Director: Michael Bay
It has been 20 years since Armageddon was released in theatres on July 1st, 1998, and perhaps no summer blockbuster has ever or will ever defeat this king of the multiplex, this piece of Americana, this year-defining spectacle whose anniversary we celebrate today. Independence Day was released two years earlier, Deep Impact two months earlier, and for my money they’re both a little better, but Armageddon had the girl, the stud, the song, the fanfare, and it was a coming-out party that you would have had to experience to fully understand. It also had a cast & crew that’s almost jaw-dropping when you look down the list today, so there was nothing standing in the way of this film being the biggest and loudest firecracker you’d ever seen and heard, and boy was it huge.
As asteroids pelt New York City, scientists swing there eyes to the infinite horizon of space and do a double take; there’s something out there. A chunk of rock the size of Texas is on a collision course with Earth, its direct, doubtless, devastating path all of a sudden the only thing that really matters. When it hits, in mere days, humankind will be wiped from existence, and most likely so will every living thing on the planet, it’s that big & bad. The United States government’s first reaction is to fire nukes at the damned thing, bust it to pieces before it can come close.

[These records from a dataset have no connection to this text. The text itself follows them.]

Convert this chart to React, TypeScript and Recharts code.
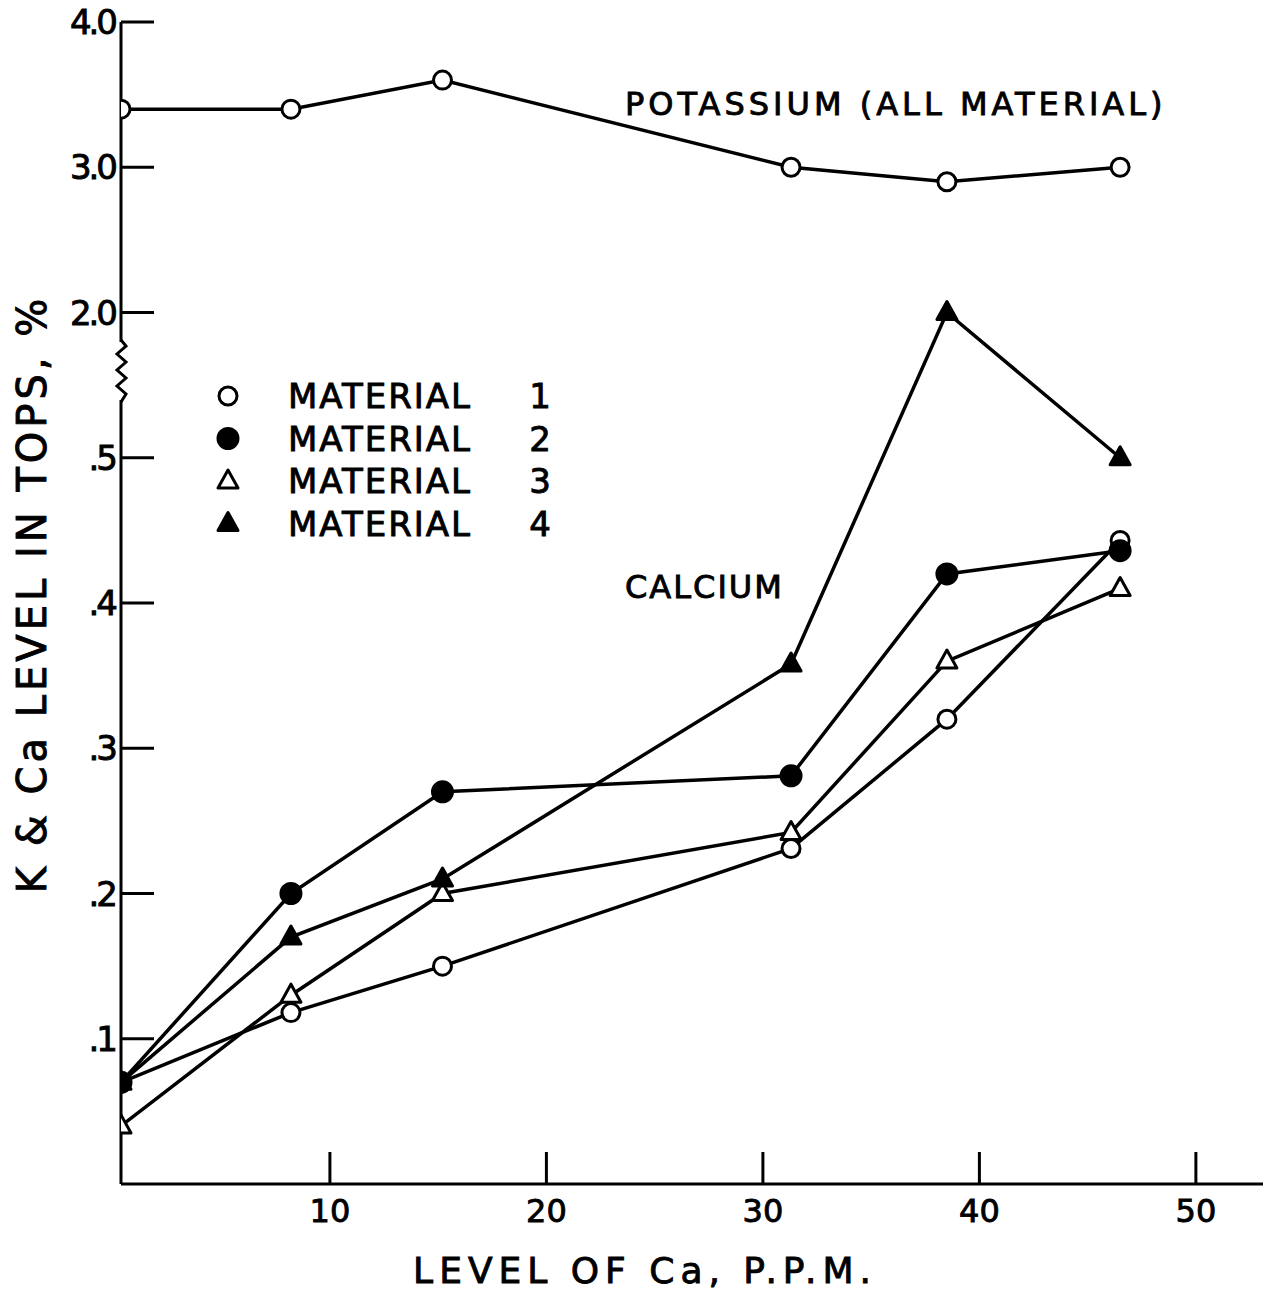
import React from "react";
import { LineChart, Line, XAxis, YAxis } from "recharts";

// Ca level in the nutrient solution, p.p.m.
const CA_PPM = [0.35, 8.2, 15.2, 31.3, 38.5, 46.5];

// K and Ca level in tops, %
const POTASSIUM = [3.4, 3.4, 3.6, 3.0, 2.9, 3.0];
const MATERIAL_1 = [0.07, 0.118, 0.15, 0.231, 0.32, 0.443];
const MATERIAL_2 = [0.07, 0.2, 0.27, 0.281, 0.42, 0.436];
const MATERIAL_3 = [0.04, 0.13, 0.2, 0.242, 0.36, 0.41];
const MATERIAL_4 = [0.07, 0.17, 0.21, 0.358, 2.0, 0.5];

const X_TICKS = [10, 20, 30, 40, 50];
const Y_TICK_VALUES = [0.1, 0.2, 0.3, 0.4, 0.5, 2.0, 3.0, 4.0];
const Y_TICK_LABELS = [".1", ".2", ".3", ".4", ".5", "2.0", "3.0", "4.0"];

const LEGEND_NAMES = ["MATERIAL", "MATERIAL", "MATERIAL", "MATERIAL"];
const LEGEND_NUMBERS = ["1", "2", "3", "4"];

const FONT = "'DejaVu Sans', sans-serif";
const W = 1263;
const H = 1294;
const PLOT_LEFT = 121;
const LW = 3.5;

// thicken the lettering a little, like the hand-lettered original
const ink = { fill: "#000", stroke: "#000", strokeWidth: 0.9, fontFamily: FONT };

// broken scale: calcium below the break, potassium above it
const toAxis = (v: number) => (v <= 0.5 ? v * 10 : v + 4);
const toPoints = (vals: number[]) => CA_PPM.map((x, i) => ({ x, y: toAxis(vals[i]) }));

type Shape = "circle" | "dot" | "tri" | "filledTri";

function Marker({ cx, cy, shape }: { cx: number; cy: number; shape: Shape }) {
  if (shape === "circle" || shape === "dot") {
    return (
      <circle cx={cx} cy={cy} r={shape === "dot" ? 10 : 9}
        fill={shape === "dot" ? "#000" : "#fff"} stroke="#000" strokeWidth={3} />
    );
  }
  const d = `M${cx},${cy - 11} L${cx - 10},${cy + 7} L${cx + 10},${cy + 7} Z`;
  return <path d={d} fill={shape === "filledTri" ? "#000" : "#fff"} stroke="#000" strokeWidth={3} strokeLinejoin="round" />;
}

const dotFor = (shape: Shape) => (p: any) => (
  <Marker key={`${shape}-${p.index}`} cx={p.cx} cy={p.cy} shape={shape} />
);

function XTick({ x, y, payload }: any) {
  return (
    <g>
      <line x1={x} x2={x} y1={y} y2={y - 32} stroke="#000" strokeWidth={3} />
      <text x={x} y={y + 38} textAnchor="middle" fontSize={32} {...ink}>
        {payload.value}
      </text>
    </g>
  );
}

function YTick({ y, payload }: any) {
  const i = Y_TICK_VALUES.findIndex((v) => toAxis(v) === payload.value);
  return (
    <g>
      <line x1={PLOT_LEFT} x2={PLOT_LEFT + 33} y1={y} y2={y} stroke="#000" strokeWidth={3} />
      <text x={PLOT_LEFT - 6} y={y} dy="0.36em" textAnchor="end" fontSize={34}
        letterSpacing={-3} {...ink}>
        {Y_TICK_LABELS[i]}
      </text>
    </g>
  );
}

const LEGEND_SHAPES: Shape[] = ["circle", "dot", "tri", "filledTri"];

export default function App() {
  return (
    <div style={{ position: "fixed", left: 0, top: 0, width: W, height: H, overflow: "hidden", background: "#fff" }}>
      <LineChart width={W} height={H} margin={{ top: 22, right: 0, bottom: 40, left: 21 }}>
        <XAxis
          dataKey="x" type="number" domain={[0.35, 53.1]} allowDataOverflow
          ticks={X_TICKS} tickSize={0} tickMargin={0} tickLine={false}
          axisLine={{ stroke: "#000", strokeWidth: 3 }} tick={<XTick />} height={70}
        />
        <YAxis
          type="number" domain={[0, 8]} allowDataOverflow width={100}
          ticks={Y_TICK_VALUES.map(toAxis)} tickSize={0} tickMargin={0} tickLine={false}
          axisLine={{ stroke: "#000", strokeWidth: 3 }} tick={<YTick />}
        />
        <Line data={toPoints(POTASSIUM)} dataKey="y" stroke="#000" strokeWidth={LW}
          dot={dotFor("circle")} isAnimationActive={false} />
        <Line data={toPoints(MATERIAL_1)} dataKey="y" stroke="#000" strokeWidth={LW}
          dot={dotFor("circle")} isAnimationActive={false} />
        <Line data={toPoints(MATERIAL_2)} dataKey="y" stroke="#000" strokeWidth={LW}
          dot={dotFor("dot")} isAnimationActive={false} />
        <Line data={toPoints(MATERIAL_3)} dataKey="y" stroke="#000" strokeWidth={LW}
          dot={dotFor("tri")} isAnimationActive={false} />
        <Line data={toPoints(MATERIAL_4)} dataKey="y" stroke="#000" strokeWidth={LW}
          dot={dotFor("filledTri")} isAnimationActive={false} />
      </LineChart>

      <svg width={W} height={H} style={{ position: "absolute", left: 0, top: 0, pointerEvents: "none" }}>
        <g transform="translate(8,8)">
          {/* axis break */}
          <rect x={106} y={334} width={14} height={58} fill="#fff" />
          <path d="M113,332 L118,338 L109,346 L118,354 L109,362 L118,370 L109,378 L118,386 L113,394"
            fill="none" stroke="#000" strokeWidth={3} />

          <text x={24} y={586} transform="rotate(-90 24 586)" textAnchor="middle" dy="0.36em"
            fontSize={40} letterSpacing={4} {...ink}>
            K &amp; Ca LEVEL IN TOPS, %
          </text>

          <text x={637} y={1262} textAnchor="middle" dy="0.36em"
            fontSize={36} letterSpacing={6} {...ink}>
            LEVEL OF Ca, P.P.M.
          </text>

          <text x={617} y={95} dy="0.36em" fontSize={32} letterSpacing={4} {...ink}>
            POTASSIUM (ALL MATERIAL)
          </text>
          <text x={617} y={578} dy="0.36em" fontSize={32} letterSpacing={2} {...ink}>
            CALCIUM
          </text>

          {LEGEND_NAMES.map((name, i) => {
            const y = 388 + i * 42.5;
            return (
              <g key={i}>
                <Marker cx={220} cy={y} shape={LEGEND_SHAPES[i]} />
                <text x={280} y={y} dy="0.36em" fontSize={34} letterSpacing={2} {...ink}>
                  {name}
                </text>
                <text x={532} y={y} dy="0.36em" textAnchor="middle" fontSize={34} {...ink}>
                  {LEGEND_NUMBERS[i]}
                </text>
              </g>
            );
          })}
        </g>
      </svg>
    </div>
  );
}
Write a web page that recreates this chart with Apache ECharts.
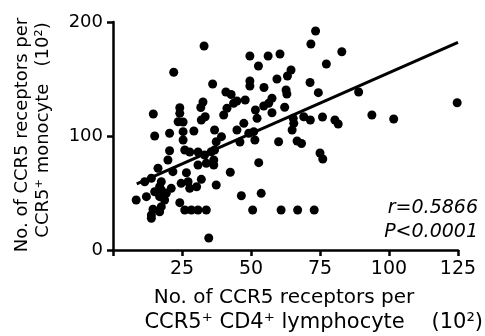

But anything peppering it from the outside will only cause minimal damage, it’ll just keep on trucking. The only way to deflect it from its trajectory is to trigger a bomb placed inside the rock along a fault line, and that’s where Harry Stamper comes in. Harry is the best oil driller there is, his team can cut through anything, and that’s why the world needs them now. They’ll head into outer space, land on the asteroid, dig down, blow it to hell, and return home; at least that’s the highly improbably plan.
It’s so ridiculous that it’s awesome, and that’s just the way it is with these larger-than-life disaster flicks; we know they’re ludicrous but man are they fun. Armageddon is no exception; it’s unbelievable and awesome at the same time. If you weren’t there, it’s hard to describe how important this movie was at the time, how cool it was that Aerosmith did a song for it and that Steven Tyler’s daughter was one of its stars. Looking at the cast list is simply daunting: Willis, Affleck, Thornton, Liv Tyler, Will Patton, Steve Buscemi, William Fichtner, Owen Wilson, Michael Clarke Duncan, Peter Stormare, Keith David, Jason Isaacs, Eddie Griffin. And the crew is a marvel too, even if you don’t dig all their stuff: directed by Michael Bay, written by J.J. Abrams, produced by Jerry Bruckheimer. There’s a lot going on here, from the cast to the crew, from the music to the massive story, from the hype to the payoff; Armageddon is no tame ride. As far as the content of the film goes (and let’s be honest, it doesn’t really matter), there’s a lot left to be desired. The acting is horrible (Liv is the worst, Owen is the best), the plot barely makes sense (who came up with the idea that oil drillers would save the world?), and the movie itself is so long and cumbersome you have to prepare yourself when you sit down for a re-watch. Still, this is something important in the cinematic universe, something you have to see if you would like to be invited to any parties, an experience like no other, even if not entirely pleasant.